| EXERCISE DETAILS |
Only the lines from the top of the listing below to the line that has "import seaborn as sns" should be echoed, with both ends kept and pictures left out.
++++++
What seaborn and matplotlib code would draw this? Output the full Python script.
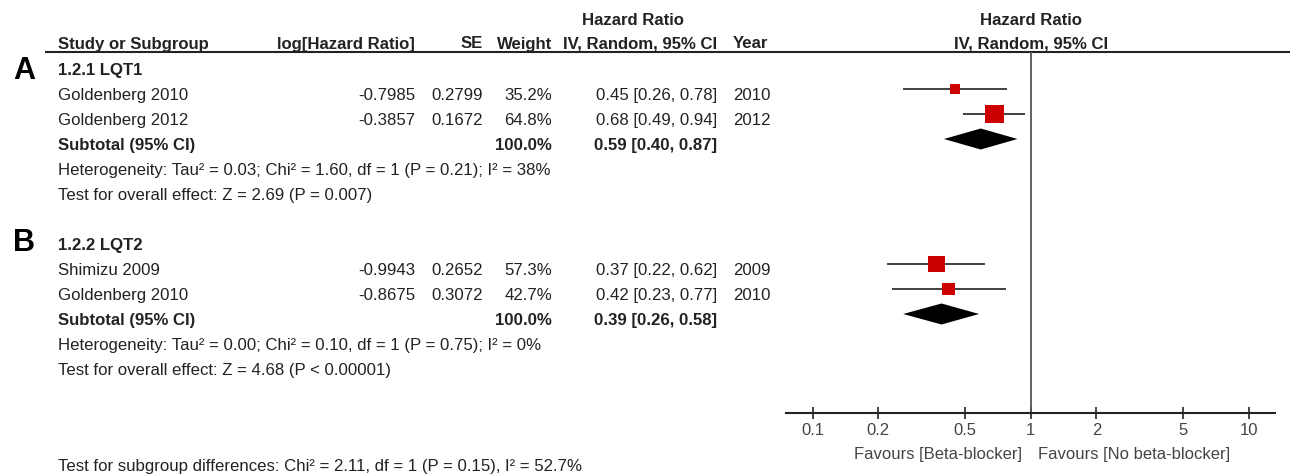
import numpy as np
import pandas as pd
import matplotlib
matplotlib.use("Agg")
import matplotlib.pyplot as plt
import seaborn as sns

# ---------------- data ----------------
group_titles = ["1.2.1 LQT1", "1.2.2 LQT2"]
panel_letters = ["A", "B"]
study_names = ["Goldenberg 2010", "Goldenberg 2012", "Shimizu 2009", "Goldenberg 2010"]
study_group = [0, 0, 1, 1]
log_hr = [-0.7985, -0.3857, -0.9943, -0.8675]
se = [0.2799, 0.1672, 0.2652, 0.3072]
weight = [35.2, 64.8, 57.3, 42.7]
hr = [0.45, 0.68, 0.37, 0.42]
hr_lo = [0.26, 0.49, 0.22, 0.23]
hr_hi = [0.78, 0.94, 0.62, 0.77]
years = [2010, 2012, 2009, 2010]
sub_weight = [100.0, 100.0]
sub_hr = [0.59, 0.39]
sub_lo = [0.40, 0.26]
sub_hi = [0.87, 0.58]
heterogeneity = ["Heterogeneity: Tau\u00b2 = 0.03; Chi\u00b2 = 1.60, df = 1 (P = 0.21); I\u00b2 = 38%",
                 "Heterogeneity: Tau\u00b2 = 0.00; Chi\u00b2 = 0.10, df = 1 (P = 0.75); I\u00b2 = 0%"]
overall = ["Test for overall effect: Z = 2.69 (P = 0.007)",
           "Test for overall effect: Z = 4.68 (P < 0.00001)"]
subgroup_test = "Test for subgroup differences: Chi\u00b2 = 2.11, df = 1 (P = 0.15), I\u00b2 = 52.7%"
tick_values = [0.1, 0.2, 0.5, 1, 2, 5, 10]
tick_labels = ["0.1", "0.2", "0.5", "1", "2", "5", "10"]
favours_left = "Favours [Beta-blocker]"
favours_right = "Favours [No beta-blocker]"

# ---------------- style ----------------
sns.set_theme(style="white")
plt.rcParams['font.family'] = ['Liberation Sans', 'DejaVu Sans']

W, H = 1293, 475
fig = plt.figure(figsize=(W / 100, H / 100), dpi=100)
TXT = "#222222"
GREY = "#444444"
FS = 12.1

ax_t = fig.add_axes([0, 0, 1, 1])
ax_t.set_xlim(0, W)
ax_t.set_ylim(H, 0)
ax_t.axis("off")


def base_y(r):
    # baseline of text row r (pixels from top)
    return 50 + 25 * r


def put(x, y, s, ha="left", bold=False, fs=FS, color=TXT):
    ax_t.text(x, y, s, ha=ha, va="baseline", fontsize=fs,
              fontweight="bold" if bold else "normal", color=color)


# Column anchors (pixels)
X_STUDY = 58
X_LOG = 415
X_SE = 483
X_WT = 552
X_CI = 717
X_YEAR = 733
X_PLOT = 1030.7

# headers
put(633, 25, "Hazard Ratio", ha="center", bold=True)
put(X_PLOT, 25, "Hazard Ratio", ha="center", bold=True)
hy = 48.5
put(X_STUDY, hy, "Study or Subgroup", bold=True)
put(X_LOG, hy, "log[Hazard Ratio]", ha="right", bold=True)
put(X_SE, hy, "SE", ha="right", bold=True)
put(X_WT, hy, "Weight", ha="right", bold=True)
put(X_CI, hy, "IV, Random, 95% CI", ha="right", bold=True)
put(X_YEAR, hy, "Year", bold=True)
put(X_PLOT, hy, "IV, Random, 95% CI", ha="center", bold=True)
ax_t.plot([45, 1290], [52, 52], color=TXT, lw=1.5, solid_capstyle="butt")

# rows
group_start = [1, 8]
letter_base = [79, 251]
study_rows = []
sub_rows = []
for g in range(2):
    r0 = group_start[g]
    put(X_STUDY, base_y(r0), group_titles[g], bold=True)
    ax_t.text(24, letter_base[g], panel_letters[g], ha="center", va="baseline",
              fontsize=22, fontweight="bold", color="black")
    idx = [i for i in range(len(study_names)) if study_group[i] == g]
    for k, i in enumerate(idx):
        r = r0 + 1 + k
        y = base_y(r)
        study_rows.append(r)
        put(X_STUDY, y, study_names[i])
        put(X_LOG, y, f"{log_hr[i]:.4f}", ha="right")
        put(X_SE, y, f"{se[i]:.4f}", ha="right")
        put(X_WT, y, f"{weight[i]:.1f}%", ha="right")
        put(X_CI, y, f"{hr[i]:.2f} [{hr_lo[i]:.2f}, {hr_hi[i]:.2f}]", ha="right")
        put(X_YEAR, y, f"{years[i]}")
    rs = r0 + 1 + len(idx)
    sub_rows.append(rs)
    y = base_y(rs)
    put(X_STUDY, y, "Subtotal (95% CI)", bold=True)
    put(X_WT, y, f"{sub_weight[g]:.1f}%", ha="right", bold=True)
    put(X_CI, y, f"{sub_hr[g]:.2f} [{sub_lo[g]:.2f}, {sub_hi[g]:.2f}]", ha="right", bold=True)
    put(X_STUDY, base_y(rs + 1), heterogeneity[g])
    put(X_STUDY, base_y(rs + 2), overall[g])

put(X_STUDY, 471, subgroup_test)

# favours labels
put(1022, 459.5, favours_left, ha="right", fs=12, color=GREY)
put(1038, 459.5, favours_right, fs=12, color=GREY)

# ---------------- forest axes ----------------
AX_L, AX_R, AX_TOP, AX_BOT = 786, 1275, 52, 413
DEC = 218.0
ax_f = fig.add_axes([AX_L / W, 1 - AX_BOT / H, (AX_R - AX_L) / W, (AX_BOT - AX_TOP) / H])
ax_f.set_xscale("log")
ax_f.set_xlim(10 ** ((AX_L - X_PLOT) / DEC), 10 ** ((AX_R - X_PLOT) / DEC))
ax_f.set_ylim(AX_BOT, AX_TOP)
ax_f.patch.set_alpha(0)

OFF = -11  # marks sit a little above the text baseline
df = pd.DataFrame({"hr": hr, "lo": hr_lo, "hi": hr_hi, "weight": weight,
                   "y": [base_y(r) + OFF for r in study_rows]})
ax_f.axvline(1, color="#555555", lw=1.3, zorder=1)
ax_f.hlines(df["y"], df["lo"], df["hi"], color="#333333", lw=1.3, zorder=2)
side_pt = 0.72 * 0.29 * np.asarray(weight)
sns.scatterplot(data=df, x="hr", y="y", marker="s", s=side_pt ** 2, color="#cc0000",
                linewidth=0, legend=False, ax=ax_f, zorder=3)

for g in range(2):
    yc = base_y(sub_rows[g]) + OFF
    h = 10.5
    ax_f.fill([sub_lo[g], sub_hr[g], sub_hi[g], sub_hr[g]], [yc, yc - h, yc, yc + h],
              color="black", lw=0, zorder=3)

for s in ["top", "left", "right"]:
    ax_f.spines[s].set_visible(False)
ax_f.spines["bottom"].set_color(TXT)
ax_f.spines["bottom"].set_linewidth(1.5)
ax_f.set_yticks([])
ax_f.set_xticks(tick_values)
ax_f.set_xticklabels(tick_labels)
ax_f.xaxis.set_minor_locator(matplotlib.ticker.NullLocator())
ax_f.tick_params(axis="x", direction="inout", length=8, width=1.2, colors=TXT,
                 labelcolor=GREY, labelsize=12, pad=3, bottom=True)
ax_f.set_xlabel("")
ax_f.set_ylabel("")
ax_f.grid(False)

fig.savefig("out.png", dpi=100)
++++++
| THE REPLY |
What seaborn and matplotlib code would draw this? Output the full Python script.
import numpy as np
import pandas as pd
import matplotlib
matplotlib.use("Agg")
import matplotlib.pyplot as plt
import seaborn as sns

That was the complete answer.